If you’re curious how this became a feminist issue, it has something to do with what Simona Sharoni, one of the cofounders of “Feminists for Justice in/for Palestine,” calls the “interconnectedness of systemic forms of oppression.” Apparently without irony, the Haifa University-trained Sharoni decries Israel as a hotbed for “sexual and gender-based violence” perpetrated against Arabs, without mentioning either the status of Jewish and Arab women in Israeli society or the comparative treatment of women in the Muslim world.

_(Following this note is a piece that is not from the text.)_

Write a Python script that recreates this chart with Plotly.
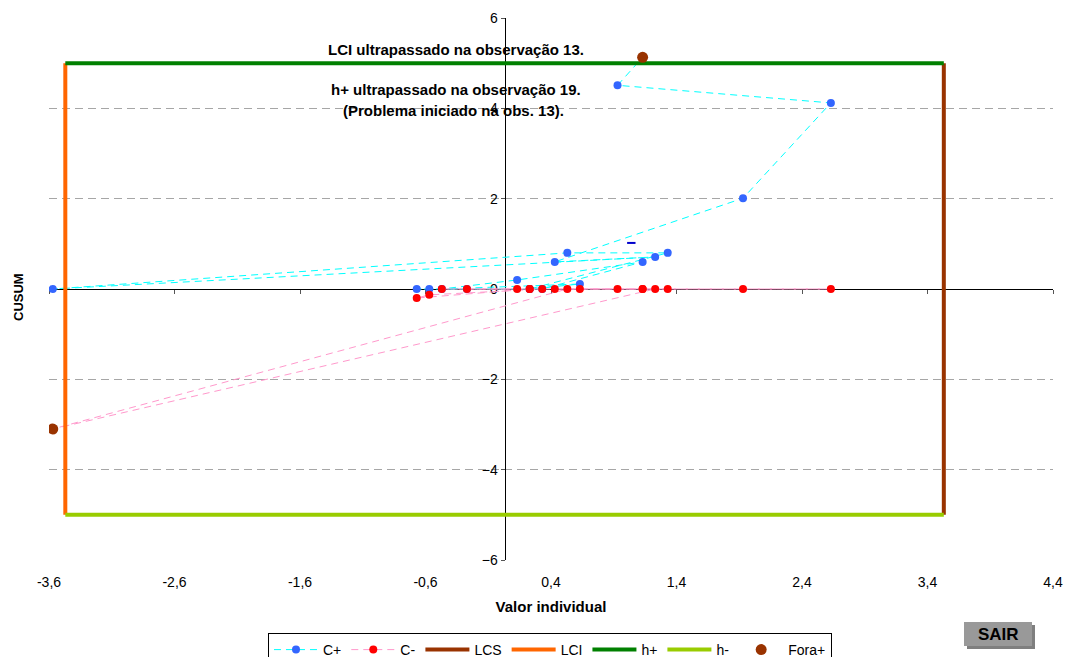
import plotly.graph_objects as go

# Observations in chronological order: individual value and CUSUM statistics
valor = [-0.27, 0.23, -0.67, -0.57, 0.33, 1.13, 0.13, -0.47, 0.63, 0.23,
         1.33, 0.53, -3.57, 1.23, 0.43, 1.93, 2.63, 0.93, 1.13]
c_mais = [0, 0, 0, 0, 0, 0.6, 0.2, 0, 0.11, 0,
          0.8, 0.8, 0, 0.71, 0.6, 2.01, 4.12, 4.51, 5.13]
c_menos = [0, 0, -0.2, -0.13, 0, 0, 0, 0, 0, 0,
           0, 0, -3.1, 0, 0, 0, 0, 0, 0]

# Control limits and decision interval
lcs = 3.53
lci = -3.47
h = 5.0

# Out-of-control points
fora_x = [1.13, -3.57]
fora_y = [5.13, -3.1]

# Stray marker near the C+ path
marca_x = [1.04]
marca_y = [1.02]

x_ticks = [-3.6, -2.6, -1.6, -0.6, 0.4, 1.4, 2.4, 3.4, 4.4]
x_ticktext = [f"{v:.1f}".replace(".", ",") for v in x_ticks]
y_ticks = [-6, -4, -2, 0, 2, 4, 6]
x_range = [-3.6, 4.4]
y_range = [-6, 6]
y_axis_cross = 0.03

W, H = 1069, 657
ML, MR, MT, MB = 49, 16, 18, 97
PW, PH = W - ML - MR, H - MT - MB


def px_x(p):
    return (p - ML) / PW


def px_y(p):
    return (H - MB - p) / PH


fig = go.Figure()

fig.add_trace(go.Scatter(
    x=valor, y=c_mais, name="C+", mode="lines+markers",
    line=dict(color="#00FFFF", width=1, dash="7px,5px"),
    marker=dict(color="#3366FF", size=8)))
fig.add_trace(go.Scatter(
    x=valor, y=c_menos, name="C-", mode="lines+markers",
    line=dict(color="#FF99CC", width=1, dash="7px,5px"),
    marker=dict(color="#FF0000", size=8)))
fig.add_trace(go.Scatter(
    x=[lcs, lcs], y=[-h, h], name="LCS", mode="lines",
    line=dict(color="#993300", width=4)))
fig.add_trace(go.Scatter(
    x=[lci, lci], y=[-h, h], name="LCI", mode="lines",
    line=dict(color="#FF6600", width=4)))
fig.add_trace(go.Scatter(
    x=[lci, lcs], y=[h, h], name="h+", mode="lines",
    line=dict(color="#008000", width=4)))
fig.add_trace(go.Scatter(
    x=[lci, lcs], y=[-h, -h], name="h-", mode="lines",
    line=dict(color="#99CC00", width=4)))
fig.add_trace(go.Scatter(
    x=fora_x, y=fora_y, name="Fora+", mode="markers",
    marker=dict(color="#993300", size=11)))
fig.add_trace(go.Scatter(
    x=marca_x, y=marca_y, xaxis="x2", mode="markers", showlegend=False,
    hoverinfo="skip",
    marker=dict(symbol="line-ew", size=6, line=dict(color="#0000CC", width=2))))

fig.update_layout(
    width=W, height=H,
    margin=dict(l=ML, r=MR, t=MT, b=MB, autoexpand=False),
    plot_bgcolor="white", paper_bgcolor="white",
    font=dict(family="Liberation Sans, Arial, sans-serif", size=14, color="black"),
    showlegend=True,
    legend=dict(
        orientation="h", x=0.499, xanchor="center", y=px_y(633), yanchor="top",
        bordercolor="black", borderwidth=1, bgcolor="white",
        font=dict(size=14), itemwidth=44, tracegroupgap=0,
    ),
    xaxis=dict(
        range=x_range, tickvals=x_ticks, ticktext=x_ticktext,
        showline=False, showgrid=False, zeroline=False, ticks="",
        ticklabelstandoff=12, tickfont=dict(size=14),
        title=dict(text="<b>Valor individual</b>", standoff=12,
                   font=dict(size=15)),
    ),
    xaxis2=dict(
        range=x_range, overlaying="x", anchor="free", position=0.5,
        tickvals=x_ticks, showticklabels=False, showgrid=False, zeroline=False,
        showline=True, linecolor="black", linewidth=1,
        ticks="outside", ticklen=4, tickcolor="#555555", layer="below traces",
    ),
    yaxis=dict(
        range=y_range, tickvals=y_ticks, anchor="free",
        position=(y_axis_cross - x_range[0]) / (x_range[1] - x_range[0]),
        showline=True, linecolor="black", linewidth=1,
        ticks="outside", ticklen=4, tickcolor="#555555",
        showgrid=True, gridcolor="#A6A6A6", griddash="8px,5px", gridwidth=1,
        zeroline=False, layer="below traces", tickfont=dict(size=14),
    ),
)


def texto(txt, x, y, size, angle=0):
    return dict(text=txt, x=px_x(x), y=px_y(y), xref="paper", yref="paper",
                xanchor="center", yanchor="middle", textangle=angle,
                showarrow=False, font=dict(size=size, color="black"))


annotations = [
    texto("<b>CUSUM</b>", 18, 297, 13, angle=-90),
    texto("<b>LCI ultrapassado na observação 13.</b>", 456, 49, 15),
    texto("<b>h+ ultrapassado na observação 19.</b>", 456, 90, 15),
    texto("<b>(Problema iniciado na obs. 13).</b>", 453, 110, 15),
    texto("<b>SAIR</b>", 998, 634, 17),
]
fig.update_layout(annotations=annotations)

# SAIR button with drop shadow
fig.add_shape(type="rect", xref="paper", yref="paper",
              x0=px_x(967), x1=px_x(1035), y0=px_y(649), y1=px_y(625),
              fillcolor="#7F7F7F", line=dict(width=0), layer="above")
fig.add_shape(type="rect", xref="paper", yref="paper",
              x0=px_x(964), x1=px_x(1032), y0=px_y(646), y1=px_y(622),
              fillcolor="#999999", line=dict(width=0), layer="above")

fig.write_html("out.html")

NWSA joins about half a dozen U.S.-based scholarly associations in singling out Israel for systemic boycott, and like its partners in posturing does not seem to quibble with the BDS movement’s essential aim of dismantling Israel in an inevitable push for a “one-state” solution. Whether they know it or not, that makes them partners with fanatics on both sides who oppose a fair division of Israel and Palestine and instead cling to a fantasy in which one side asserts domination over the other. 

Support for BDS also puts these associations in a position of stifling academic freedom by suppressing the free speech of Israeli academics and the free exchange of ideas that could actually promote peaceful coexistence in the region. The preposterousness of the NWSA’s position is contained in a “FAQ” section about what kinds of contacts with Israelis are permissible under the boycott. “A phone conversation with an Israeli academic does not constitute a violation of the boycott,” the NWSA helpfully clarifies. At the point when you are asked to clarify your position on conversations between human beings, you might want to examine your self-proclaimed commitment to “social transformation for a better world.”

“We’re basically redefining feminism and putting solidarity with Palestine into that definition of what it means to be a feminist,” said Sharoni. In fact, the NWSA is redefining feminism as kneejerk solidarity with a movement that rejects Israel’s right to exist. How that is a victory for women is beyond us.